Die Mehrzahl der Länderpavillons reflektiert das Expo-Motto „Connecting Minds, Creating the Future“ im besten Fall künstlerisch-spielerisch. Verglichen mit der kommerziellen Oberflächlichkeit vieler Beiträge gelingt es „Campus Germany“, einige brennende Fragen unserer Zeit in den Fokus zu nehmen. Architektur und Durchwegung schaffen eine abwechslungsreiche Plattform für unterschiedlichste Aktionen, die räumlich und inhaltlich als „Curriculum“ inszeniert sind.

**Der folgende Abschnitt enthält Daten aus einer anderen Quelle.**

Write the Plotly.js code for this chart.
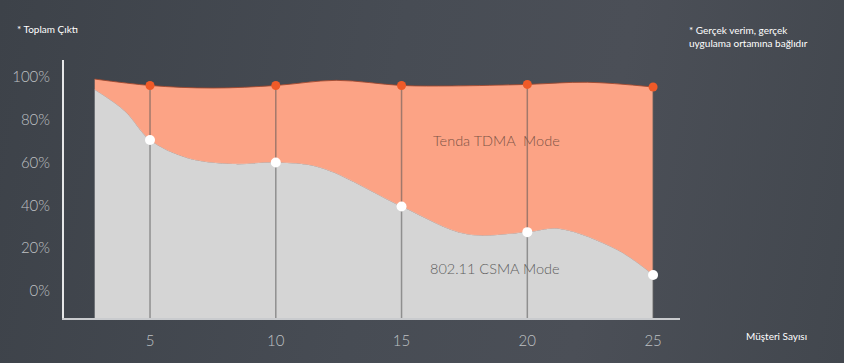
<!DOCTYPE html>
<html>
<head>
<meta charset="utf-8">
<script src="https://cdn.plot.ly/plotly-3.0.1.min.js"></script>
<style>
html,body{margin:0;padding:0;width:844px;height:363px;overflow:hidden;
background:linear-gradient(100deg,#3d4249 0%,#474c54 45%,#4b4f57 70%,#42474e 100%);}
#chart{width:844px;height:363px;}
</style>
</head>
<body>
<div id="chart"></div>
<script>
// ---- data ----
const clients = [5, 10, 15, 20, 25];
const tdmaPoints = [96, 96, 96, 96.5, 95.3];
const csmaPoints = [70.5, 60, 39.5, 27.5, 7.5];
const tdmaCurveX = [2.8, 5, 7.5, 10, 12.4, 15, 17, 20, 22.4, 25];
const tdmaCurveY = [99, 96, 94.8, 96, 98.4, 96, 95.8, 96.5, 97.5, 95.3];
const csmaCurveX = [2.8, 4, 5, 6.5, 8.3, 10, 11.8, 15, 17.6, 20, 21.3, 23.6, 25];
const csmaCurveY = [94, 84, 70.5, 62, 59.3, 60, 57.5, 39.5, 26.5, 27.5, 29, 19, 7.5];
const yTickVals = [0, 20, 40, 60, 80, 100];
const yTickText = ['0%', '20%', '40%', '60%', '80%', '100%'];
const xTickVals = [5, 10, 15, 20, 25];
const xTickText = ['5', '10', '15', '20', '25'];
const labelTdma = 'Tenda TDMA\u00a0\u00a0Mode';
const labelCsma = '802.11 CSMA Mode';
const yAxisNote = '* Toplam Çıktı';
const sideNote = '* Gerçek verim, gerçek<br>uygulama ortamına bağlıdır';
const xAxisNote = 'Müşteri Sayısı';

const yRange = [-12.6, 107.9];
const xRange = [1.58, 26.07];
const yFloor = yRange[0];

// baseline for the grey fill (axis floor)
const baseX = [csmaCurveX[0], csmaCurveX[csmaCurveX.length - 1]];
const baseY = baseX.map(() => yFloor);

// vertical drop lines built from the data
const dropX = [], dropY = [];
clients.forEach((c, i) => { dropX.push(c, c, null); dropY.push(yFloor, tdmaPoints[i], null); });

const traces = [
  {x: baseX, y: baseY, mode: 'lines', line: {width: 0}, hoverinfo: 'skip', showlegend: false},
  {x: csmaCurveX, y: csmaCurveY, mode: 'lines', fill: 'tonexty', fillcolor: '#d5d5d5',
   line: {color: '#d5d5d5', width: 0.5, shape: 'spline', smoothing: 1.0}, showlegend: false},
  {x: tdmaCurveX, y: tdmaCurveY, mode: 'lines', fill: 'tonexty', fillcolor: '#fca385',
   line: {color: 'rgba(160,70,45,0.85)', width: 1, shape: 'spline', smoothing: 1.0}, showlegend: false},
  {x: dropX, y: dropY, mode: 'lines', line: {color: 'rgba(85,85,85,0.55)', width: 1.5}, showlegend: false, hoverinfo: 'skip'},
  {x: clients, y: tdmaPoints, mode: 'markers', marker: {color: '#ef5a28', size: 9}, showlegend: false},
  {x: clients, y: csmaPoints, mode: 'markers', marker: {color: '#ffffff', size: 10}, showlegend: false}
];

const layout = {
  width: 844, height: 363,
  margin: {l: 64, r: 164, t: 60, b: 45},
  paper_bgcolor: 'rgba(0,0,0,0)', plot_bgcolor: 'rgba(0,0,0,0)',
  font: {family: 'Lato, "Open Sans", sans-serif'},
  xaxis: {range: xRange, showgrid: false, zeroline: false, showline: true,
          linecolor: '#c9cbce', linewidth: 2, tickvals: xTickVals, ticktext: xTickText,
          ticks: 'outside', ticklen: 8, tickcolor: 'rgba(0,0,0,0)',
          tickfont: {size: 15, color: '#bfc1c4', weight: 300}},
  yaxis: {range: yRange, showgrid: false, zeroline: false, showline: true,
          linecolor: '#e6e7e8', linewidth: 2, tickvals: yTickVals, ticktext: yTickText,
          ticks: 'outside', ticklen: 9, tickcolor: 'rgba(0,0,0,0)',
          tickfont: {size: 15, color: '#bfc1c4', weight: 300}},
  annotations: [
    {text: labelTdma, x: 18.76, y: 70.1, xref: 'x', yref: 'y', showarrow: false,
     font: {size: 14.5, color: '#7d5446', weight: 300}},
    {text: labelCsma, x: 18.72, y: 10.7, xref: 'x', yref: 'y', showarrow: false,
     font: {size: 14.5, color: '#5e5e5e', weight: 300}},
    {text: yAxisNote, x: -0.0795, y: 1.12, xref: 'paper', yref: 'paper', xanchor: 'left', yanchor: 'middle',
     showarrow: false, font: {size: 10, color: '#ffffff'}},
    {text: sideNote, x: 1.0114, y: 1.093, xref: 'paper', yref: 'paper', xanchor: 'left', yanchor: 'middle',
     align: 'left', showarrow: false, font: {size: 10, color: '#ffffff'}},
    {text: xAxisNote, x: 1.157, y: -0.0698, xref: 'paper', yref: 'paper', xanchor: 'center', yanchor: 'middle',
     showarrow: false, font: {size: 10, color: '#ffffff'}}
  ]
};

Plotly.newPlot('chart', traces, layout, {displayModeBar: false, staticPlot: true});
</script>
</body>
</html>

Die Besucher*innen „immatrikulieren“ sich mit einer persönlichen Karte und erhalten interaktiven Zugang zu den Exponaten in drei Labs, die sich den Themen Energie, Stadt der Zukunft und Biodiversität widmen.
Als recyclingfähige Stahlkonstruktion mit Fassaden aus Sandwichpaneelen, Glas und PTFE-Membranen soll das gesamte Bauwerk am Ende der Weltausstellung nach dem 31. März 2022 zu über 90 Prozent rückgebaut werden. Der weitgehend stützenfreie Pavillon definiert sich über individuelle, kubische Baukörper, in den sich unter anderem die Labs befinden, die die Lasten abtragen. Das räumliche Erlebnis spielt sich zwischen dem aus Vektorfeldern konzipierten Sockel und dem Dach ab, dessen Feldlinien in Form von weißen Metallstangen dargestellt werden. Das Tragwerk wurde von schlaich bergermann partner sbp geplant. Für das Klimakonzept zeichnet Transsolar Klimatechnik verantwortlich.
Da Weltausstellungen heutzutage in erster Linie mediengerecht inszeniert werden und vor allem auf den kalkulierten Knalleffekt der „Bilder“ auf Social Media setzen, sollte man sich auf deutscher Seite auch fragen, wie sich das ganze noch farbenfroher feiern ließe, und ob es dazu neben der Architektur nicht auch noch anderer Professionalität bedarf.